= To be done =
Take the lines from the top down to and including the one with "ax = fig.add_axes([17/667, 1" and repeat them exactly. Omit images.

= Given material =
-- start --

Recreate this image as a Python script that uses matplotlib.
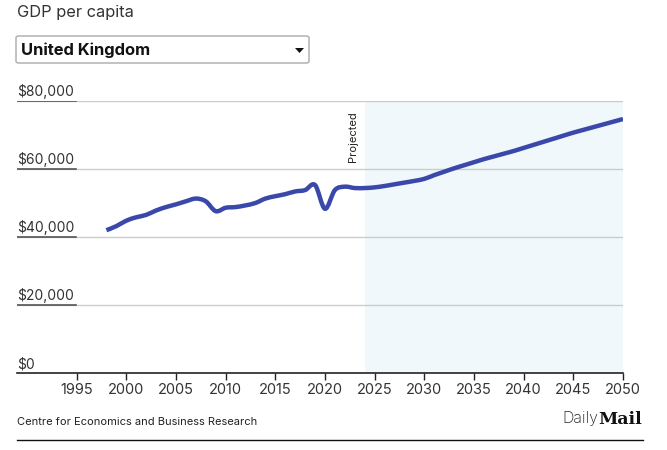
import matplotlib.pyplot as plt
from matplotlib.patches import FancyBboxPatch, Polygon, PathPatch
from matplotlib.path import Path

plt.rcParams['font.family'] = ['Inter', 'DejaVu Sans']

years = list(range(1998, 2051))
gdp = [42.0, 43.2, 44.8, 45.8, 46.5, 47.8, 48.8, 49.6, 50.5, 51.3,
       50.5, 47.6, 48.6, 48.8, 49.3, 50.0, 51.3, 52.0, 52.6, 53.4,
       53.8, 55.3, 48.3, 53.8, 54.8, 54.4,
       54.4, 54.6, 55.0, 55.5, 56.0, 56.5, 57.1, 58.2, 59.2, 60.2,
       61.1, 62.0, 62.9, 63.7, 64.5, 65.3, 66.2, 67.1, 68.0, 68.9,
       69.8, 70.7, 71.5, 72.3, 73.1, 73.9, 74.7]
gdp = [v * 1000 for v in gdp]

x_ticks = list(range(1995, 2051, 5))
y_ticks = [0, 20000, 40000, 60000, 80000]
y_labels = ['$0', '$20,000', '$40,000', '$60,000', '$80,000']
proj_start = 2024


def smooth_path(xs, ys):
    # cubic bezier segments through the points (catmull-rom style tangents)
    verts = [(xs[0], ys[0])]
    codes = [Path.MOVETO]
    n = len(xs)
    for i in range(n - 1):
        x0, y0 = (xs[i - 1], ys[i - 1]) if i > 0 else (xs[i], ys[i])
        x1, y1 = xs[i], ys[i]
        x2, y2 = xs[i + 1], ys[i + 1]
        x3, y3 = (xs[i + 2], ys[i + 2]) if i + 2 < n else (x2, y2)
        c1 = (x1 + (x2 - x0) / 6, y1 + (y2 - y0) / 6)
        c2 = (x2 - (x3 - x1) / 6, y2 - (y3 - y1) / 6)
        verts += [c1, c2, (x2, y2)]
        codes += [Path.CURVE4] * 3
    return Path(verts, codes)


fig = plt.figure(figsize=(6.67, 4.5), dpi=100)
ax = fig.add_axes([17/667, 1 - 373/450, 606/667, 272/450])

ax.axvspan(proj_start, 2050, color='#f0f8fb', lw=0, zorder=0)
for yv in y_ticks[1:]:
    ax.axhline(yv, color='#cccccc', lw=1, zorder=1)
    ax.axhline(yv, xmin=0, xmax=59/606, color='#555555', lw=1.2, zorder=2)

for yv, lab in zip(y_ticks, y_labels):
    ax.text(1989, yv + 500, lab, fontsize=10, color='#333333',
            ha='left', va='bottom')

ax.add_patch(PathPatch(smooth_path(years, gdp), fc='none', ec='#3a48aa',
                       lw=3.2, capstyle='butt', joinstyle='round', zorder=3))

ax.text(2022.85, 62000, 'Projected', rotation=90, fontsize=8,
        color='#222222', ha='center', va='bottom')

ax.set_xlim(1989, 2050)
ax.set_ylim(0, 80000)
ax.set_xticks(x_ticks)
ax.set_xticklabels([str(t) for t in x_ticks], fontsize=10.5, color='#333333')
ax.set_yticks([])
ax.tick_params(axis='x', length=5, width=1, color='#222222', pad=2)
for s in ['top', 'right', 'left']:
    ax.spines[s].set_visible(False)
ax.spines['bottom'].set_color('#222222')
ax.spines['bottom'].set_linewidth(1.2)

# header
fig.text(17/667, 1 - 12/450, 'GDP per capita', fontsize=11.8,
         color='#333333', ha='left', va='center')
box = FancyBboxPatch((16/667, 1 - 63/450), 293/667, 27/450,
                     boxstyle='round,pad=0,rounding_size=0.004',
                     transform=fig.transFigure, fc='white', ec='#aaaaaa',
                     lw=1)
fig.patches.append(box)
fig.text(21/667, 1 - 50/450, 'United Kingdom', fontsize=11.9,
         fontweight='bold', color='#111111', ha='left', va='center')
tri = Polygon([[295/667, 1 - 48/450], [304/667, 1 - 48/450],
               [299.5/667, 1 - 53/450]], closed=True,
              transform=fig.transFigure, fc='#111111', ec='none')
fig.patches.append(tri)

# footer
fig.text(17/667, 1 - 422/450, 'Centre for Economics and Business Research',
         fontsize=8, color='#222222', ha='left', va='center')
fig.text(598/667, 1 - 419/450, 'Daily', fontsize=11.5, fontweight='light',
         color='#222222', ha='right', va='center')
fig.text(598/667, 1 - 419/450, 'Mail', fontsize=12.5, fontweight='bold',
         family='DejaVu Serif', color='#111111', ha='left', va='center')
fig.add_artist(plt.Line2D([17/667, 643/667], [1 - 440/450, 1 - 440/450],
                          color='#111111', lw=1, transform=fig.transFigure))

fig.savefig('out.png', dpi=100)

-- end --

= Written answer =
Recreate this image as a Python script that uses matplotlib.
import matplotlib.pyplot as plt
from matplotlib.patches import FancyBboxPatch, Polygon, PathPatch
from matplotlib.path import Path

plt.rcParams['font.family'] = ['Inter', 'DejaVu Sans']

years = list(range(1998, 2051))
gdp = [42.0, 43.2, 44.8, 45.8, 46.5, 47.8, 48.8, 49.6, 50.5, 51.3,
       50.5, 47.6, 48.6, 48.8, 49.3, 50.0, 51.3, 52.0, 52.6, 53.4,
       53.8, 55.3, 48.3, 53.8, 54.8, 54.4,
       54.4, 54.6, 55.0, 55.5, 56.0, 56.5, 57.1, 58.2, 59.2, 60.2,
       61.1, 62.0, 62.9, 63.7, 64.5, 65.3, 66.2, 67.1, 68.0, 68.9,
       69.8, 70.7, 71.5, 72.3, 73.1, 73.9, 74.7]
gdp = [v * 1000 for v in gdp]

x_ticks = list(range(1995, 2051, 5))
y_ticks = [0, 20000, 40000, 60000, 80000]
y_labels = ['$0', '$20,000', '$40,000', '$60,000', '$80,000']
proj_start = 2024


def smooth_path(xs, ys):
    # cubic bezier segments through the points (catmull-rom style tangents)
    verts = [(xs[0], ys[0])]
    codes = [Path.MOVETO]
    n = len(xs)
    for i in range(n - 1):
        x0, y0 = (xs[i - 1], ys[i - 1]) if i > 0 else (xs[i], ys[i])
        x1, y1 = xs[i], ys[i]
        x2, y2 = xs[i + 1], ys[i + 1]
        x3, y3 = (xs[i + 2], ys[i + 2]) if i + 2 < n else (x2, y2)
        c1 = (x1 + (x2 - x0) / 6, y1 + (y2 - y0) / 6)
        c2 = (x2 - (x3 - x1) / 6, y2 - (y3 - y1) / 6)
        verts += [c1, c2, (x2, y2)]
        codes += [Path.CURVE4] * 3
    return Path(verts, codes)


fig = plt.figure(figsize=(6.67, 4.5), dpi=100)
ax = fig.add_axes([17/667, 1 - 373/450, 606/667, 272/450])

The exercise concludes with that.